HVAC Glossary

The terms you'll hear from a technician, a diagnosis, or a spec sheet — explained in plain English.

AFUE
Annual Fuel Utilization Efficiency — the percentage of fuel a furnace converts to heat. A 95% AFUE furnace turns 95% of its gas into usable heat.
Air Handler
The indoor unit that houses the blower and, on a heat pump system, the indoor coil — pairs with an outdoor condenser.
Blower Motor
The fan motor that pushes conditioned air through your ductwork and out the vents.
BTU
British Thermal Unit — the standard measure of heating or cooling capacity. One ton of cooling equals 12,000 BTU/hour.
Capacitor
A component that stores electrical charge to help start and run the compressor and fan motors. A leading cause of "won't start" and "clicking" symptoms when it fails.
Compressor
The component in the outdoor unit that pressurizes refrigerant, driving the entire cooling cycle. Often the most expensive part to replace.
Condensate Drain
The pipe that carries water condensation away from the indoor coil. Clogs are a common cause of leaks and system shutoffs.
Condenser Coil
The outdoor coil that releases heat collected from inside the house into the outside air.
Contactor
An electrically controlled relay switch that sends power to the compressor and outdoor fan when the thermostat calls for cooling.
Damper
A movable plate inside ductwork that regulates or redirects airflow, often used in zoned systems.
Defrost Cycle
A brief reversal a heat pump runs in cold weather to melt ice off the outdoor coil — normal, and shouldn't be mistaken for a malfunction if brief.
Ductwork
The network of metal or flexible tubes distributing conditioned air from the system to each room.
Evaporator Coil
The indoor coil where refrigerant absorbs heat from your home's air, cooling it before it's distributed.
Filter Drier
A component in the refrigerant line that removes moisture and debris — replaced during major refrigerant repairs.
Heat Exchanger
The component inside a furnace that transfers heat from combustion gases to the air stream without mixing them.
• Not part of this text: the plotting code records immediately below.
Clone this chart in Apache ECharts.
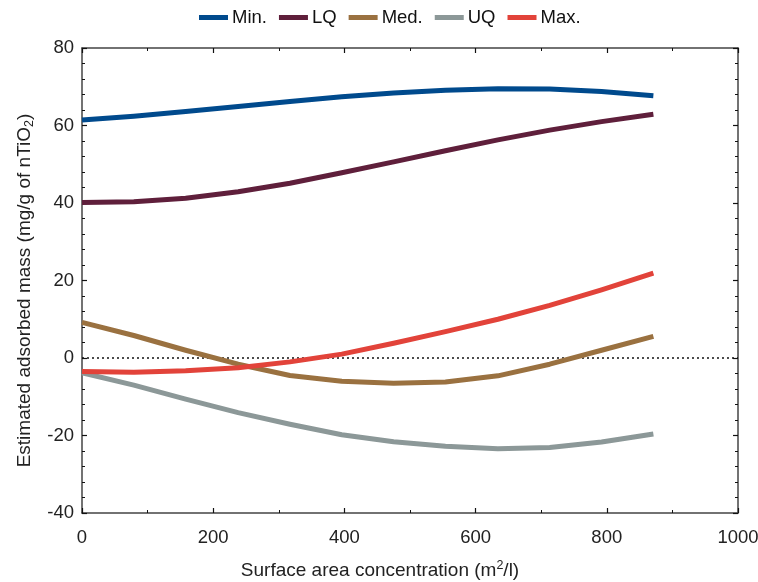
<!DOCTYPE html>
<html>
<head>
<meta charset="utf-8">
<script src="https://cdn.jsdelivr.net/npm/echarts@6/dist/echarts.min.js"></script>
<style>
  html, body { margin: 0; padding: 0; background: #fff; }
  #chart { width: 758px; height: 582px; }
</style>
</head>
<body>
<div id="chart"></div>
<script>
// Surface area concentration (m2/l)
const surfaceArea = [0, 79, 158, 238, 317, 396, 475, 554, 634, 713, 792, 871];

// Estimated adsorbed mass (mg/g of nTiO2) per statistic
const minValues = [61.4, 62.4, 63.6, 64.9, 66.2, 67.4, 68.4, 69.1, 69.5, 69.4, 68.8, 67.7];
const lqValues  = [40.1, 40.3, 41.2, 42.9, 45.1, 47.8, 50.6, 53.5, 56.3, 58.8, 61.0, 62.9];
const medValues = [9.2, 5.8, 2.0, -1.6, -4.5, -6.0, -6.5, -6.2, -4.6, -1.6, 2.0, 5.6];
const uqValues  = [-3.8, -7.0, -10.6, -14.1, -17.1, -19.8, -21.6, -22.8, -23.4, -23.1, -21.7, -19.6];
const maxValues = [-3.5, -3.7, -3.3, -2.5, -1.0, 1.0, 3.8, 6.8, 10.0, 13.6, 17.6, 21.9];

const seriesNames = ['Min.', 'LQ', 'Med.', 'UQ', 'Max.'];
const seriesValues = [minValues, lqValues, medValues, uqValues, maxValues];
const seriesColors = ['#004a8d', '#5f1f3b', '#9a7140', '#8c9898', '#e2433a'];

const xTicks = [0, 200, 400, 600, 800, 1000];
const yTicks = [-40, -20, 0, 20, 40, 60, 80];

const axisColor = '#444';
const font = 'Liberation Sans, Arial, sans-serif';
const fs = 18.5;

function pairs(xs, ys) {
  return xs.map((x, i) => [x, ys[i]]);
}

const series = seriesNames.map((name, i) => ({
  name: name,
  type: 'line',
  smooth: false,
  showSymbol: false,
  symbol: 'none',
  data: pairs(surfaceArea, seriesValues[i]),
  lineStyle: { width: 5, color: seriesColors[i], cap: 'butt', join: 'round' },
  itemStyle: { color: seriesColors[i] },
  z: 3 + i
}));

// Dotted reference line at zero
series[0].markLine = {
  silent: true,
  symbol: 'none',
  label: { show: false },
  lineStyle: { color: '#111', type: [2, 3], width: 1.6 },
  data: [{ yAxis: 0 }],
  z: 1
};

const chart = echarts.init(document.getElementById('chart'), null, { renderer: 'canvas' });

function titleRich(size) {
  return {
    base: { fontSize: size, color: '#222', fontFamily: font, lineHeight: 24 },
    sup: { fontSize: 12.5, color: '#222', fontFamily: font, lineHeight: 14, verticalAlign: 'top' },
    sub: { fontSize: 12.5, color: '#222', fontFamily: font, lineHeight: 12, verticalAlign: 'bottom' }
  };
}

const baseX = {
  type: 'value',
  min: xTicks[0],
  max: xTicks[xTicks.length - 1],
  interval: 200,
  splitLine: { show: false },
  axisLine: { show: true, onZero: false, lineStyle: { color: axisColor, width: 1.5 } },
  axisTick: { show: true, inside: true, length: 5, lineStyle: { color: '#111', width: 1.2 } },
  minorTick: { show: true, splitNumber: 2, length: 3, lineStyle: { color: '#111', width: 1 } }
};

const baseY = {
  type: 'value',
  min: yTicks[0],
  max: yTicks[yTicks.length - 1],
  interval: 20,
  splitLine: { show: false },
  axisLine: { show: true, onZero: false, lineStyle: { color: axisColor, width: 1.5 } },
  axisTick: { show: true, inside: true, length: 5, lineStyle: { color: '#111', width: 1.2 } },
  minorTick: { show: true, splitNumber: 5, length: 3, lineStyle: { color: '#111', width: 1 } }
};

chart.setOption({
  animation: false,
  backgroundColor: '#fff',
  textStyle: { fontFamily: font },
  legend: {
    top: 3,
    left: 194,
    itemWidth: 29,
    itemHeight: 5,
    itemGap: 12,
    icon: 'rect',
    textStyle: { fontSize: fs, color: '#111', fontFamily: font, padding: [0, 0, 0, -1] },
    data: seriesNames
  },
  grid: { left: 82, right: 20, top: 48, bottom: 69, containLabel: false, outerBoundsMode: 'none' },
  xAxis: [
    Object.assign({}, baseX, {
      position: 'bottom',
      name: '{base|Surface area concentration (m}{sup|2}{base|/l)}',
      nameLocation: 'middle',
      nameGap: 46,
      nameTextStyle: { rich: titleRich(19), padding: [0, 60, 0, 0] },
      axisLabel: {
        fontSize: fs, color: '#222', margin: 15, fontFamily: font,
        formatter: v => String(v)
      }
    }),
    Object.assign({}, baseX, {
      position: 'top',
      axisLabel: { show: false }
    })
  ],
  yAxis: [
    Object.assign({}, baseY, {
      position: 'left',
      name: '{base|Estimated adsorbed mass (mg/g of nTiO}{sub|2}{base|)}',
      nameLocation: 'middle',
      nameGap: 42,
      nameTextStyle: { rich: titleRich(19), padding: [0, 20, 0, 0] },
      axisLabel: { fontSize: fs, color: '#222', margin: 8, fontFamily: font }
    }),
    Object.assign({}, baseY, {
      position: 'right',
      axisLabel: { show: false }
    })
  ],
  series: series
});
</script>
</body>
</html>
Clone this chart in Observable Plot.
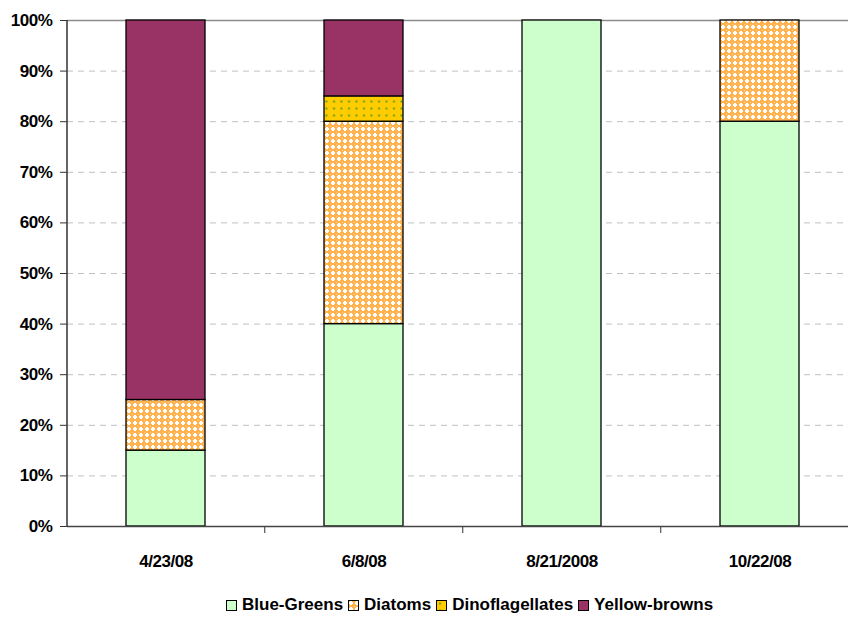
<!DOCTYPE html>
<html><head><meta charset="utf-8">
<script src="https://cdn.jsdelivr.net/npm/d3@7"></script>
<script src="https://cdn.jsdelivr.net/npm/@observablehq/plot@0.6"></script>
<style>
body{margin:0;background:#fff;font-family:"Liberation Sans",Arial,sans-serif;}
#wrap{position:relative;width:848px;height:624px;overflow:hidden;}
#legend{position:absolute;left:226px;top:595px;display:flex;align-items:center;font-weight:bold;font-size:17px;color:#000;white-space:nowrap;}
#legend .item{display:flex;align-items:center;margin-right:5px;}
#legend svg{margin-right:5px;}
</style></head><body>
<svg width="0" height="0" style="position:absolute">
  <defs>
    <pattern id="diatoms" width="6" height="6" patternUnits="userSpaceOnUse">
      <rect width="6" height="6" fill="#FFB24E"/>
      <rect x="2" y="1" width="2" height="4" fill="#fff"/>
      <rect x="1" y="2" width="4" height="2" fill="#fff"/>
      <rect x="0" y="0" width="1" height="1" fill="#FFD59A"/>
    </pattern>
    <pattern id="dinos" width="7.5" height="7" patternUnits="userSpaceOnUse">
      <rect width="7.5" height="7" fill="#FFCC00"/>
      <rect x="3" y="2.5" width="2" height="2" fill="#669E1A"/>
    </pattern>
  </defs>
</svg>
<div id="wrap"><div id="chart"></div><div id="legend"></div></div>
<script>
const dates = ["4/23/08", "6/8/08", "8/21/2008", "10/22/08"];
const series = ["Blue-Greens", "Diatoms", "Dinoflagellates", "Yellow-browns"];
const blueGreens = [15, 40, 100, 80];
const diatoms = [10, 40, 0, 20];
const dinoflagellates = [0, 5, 0, 0];
const yellowBrowns = [75, 15, 0, 0];
const yTicks = [0, 10, 20, 30, 40, 50, 60, 70, 80, 90, 100];
const seriesFills = ["#CCFFCC", "url(#diatoms)", "url(#dinos)", "#993366"];

const valuesBySeries = [blueGreens, diatoms, dinoflagellates, yellowBrowns];
const rows = [];
dates.forEach((d, i) => {
  series.forEach((s, j) => {
    const v = valuesBySeries[j][i];
    if (v > 0) rows.push({date: d, series: s, value: v});
  });
});

const chart = Plot.plot({
  width: 848,
  height: 585,
  marginLeft: 67,
  marginRight: 0,
  marginTop: 20,
  marginBottom: 59,
  style: {fontFamily: "'Liberation Sans', Arial, sans-serif", background: "#fff", overflow: "visible"},
  x: {domain: dates, range: [66, 860], paddingInner: 0.6, paddingOuter: 0.3, label: null},
  y: {domain: [0, 100], label: null},
  color: {type: "ordinal", domain: series, range: seriesFills},
  marks: [
    Plot.ruleY(yTicks.filter(t => t > 0 && t < 100), {stroke: "#c0c0c0", strokeDasharray: "6,5", strokeWidth: 1}),
    Plot.ruleY([100], {stroke: "#8c8c8c", strokeWidth: 1.5}),
    Plot.barY(rows, Plot.stackY({x: "date", y: "value", fill: "series", stroke: "#000", strokeWidth: 1.3, order: series})),
    Plot.axisY({ticks: yTicks, tickFormat: d => d + "%", tickSize: 7, tickPadding: 8, fontSize: 17, fontWeight: "bold", stroke: "#333", fill: "#000"}),
    Plot.axisX(dates.slice(1), {tickSize: 7, tickFormat: () => "", dx: -99.25, stroke: "#333"}),
    Plot.axisX({tickSize: 0, tickPadding: 28, fontSize: 17, fontWeight: "bold", fill: "#000"}),
    Plot.ruleY([0], {stroke: "#444", strokeWidth: 1.5})
  ]
});
document.getElementById("chart").appendChild(chart);

const svg = d3.select(chart);
svg.selectAll("g[aria-label='y-axis tick label'] text, g[aria-label='x-axis tick label'] text").style("letter-spacing", "-0.45px");
svg.append("line").attr("x1", 67).attr("x2", 67).attr("y1", 20).attr("y2", 526).attr("stroke", "#333").attr("stroke-width", 1.5);

const legend = document.getElementById("legend");
series.forEach((s, j) => {
  const item = document.createElement("div");
  item.className = "item";
  item.innerHTML = `<svg width="11" height="11"><rect x="0.5" y="0.5" width="10" height="10" fill="${seriesFills[j]}" stroke="#000" stroke-width="1"/></svg><span>${s}</span>`;
  legend.appendChild(item);
});
</script>
</body></html>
A cracked heat exchanger is a carbon monoxide hazard.
Heat Pump
A system that moves heat rather than generating it, capable of both heating and cooling by reversing its refrigerant flow.
HSPF
Heating Seasonal Performance Factor — the efficiency rating for a heat pump's heating mode, similar in purpose to SEER for cooling.
Limit Switch
A furnace safety switch that shuts off heating elements or the burner if temperatures rise too high, often triggered by restricted airflow.
MERV Rating
Minimum Efficiency Reporting Value — measures how well an air filter captures particles. Higher isn't always better; very high MERV filters can restrict airflow on some systems.
Package Unit
An all-in-one system with the compressor, coils, and blower in a single outdoor cabinet, common on homes without basement or attic space for an air handler.
Plenum
The main box connecting the air handler or furnace to the branching ductwork.
Refrigerant
The chemical (commonly R-410A in modern systems) that cycles between liquid and gas to move heat. Regulated under EPA Section 608; not a DIY-handled substance.
Reversing Valve
The component on a heat pump that switches refrigerant flow direction to change between heating and cooling modes.
SEER / SEER2
Seasonal Energy Efficiency Ratio — the cooling efficiency rating of an AC or heat pump. SEER2 is the updated testing standard used on newer equipment.
Sequencer
A timed relay in electric furnaces that brings heating elements online one at a time rather than all at once.
Short Cycling
When a system turns on and off far more often than normal, wasting energy and wearing out components — usually a sign of an underlying restriction or oversized equipment.
Split System
The most common residential setup: an outdoor condenser paired with an indoor air handler or furnace, connected by refrigerant lines.
Static Pressure
The resistance to airflow inside your ductwork — too high, and the blower struggles to move air, often from restrictive filters or undersized ducts.
Subcooling
A refrigerant measurement technicians use, alongside superheat, to confirm a system has the correct refrigerant charge.
Superheat
A refrigerant temperature measurement technicians use to diagnose charge levels and airflow issues — part of a standard service check, not a DIY reading.
Thermostat
The control that reads room temperature and signals the system to heat, cool, or idle.
Ton (of cooling)
A unit of cooling capacity equal to 12,000 BTU/hour — residential systems typically range from 1.5 to 5 tons.
TXV (Thermostatic Expansion Valve)
A metering device that regulates refrigerant flow into the evaporator coil, adjusting to load conditions in real time.
Zoning
A ductwork setup using dampers and multiple thermostats to condition different areas of a home independently.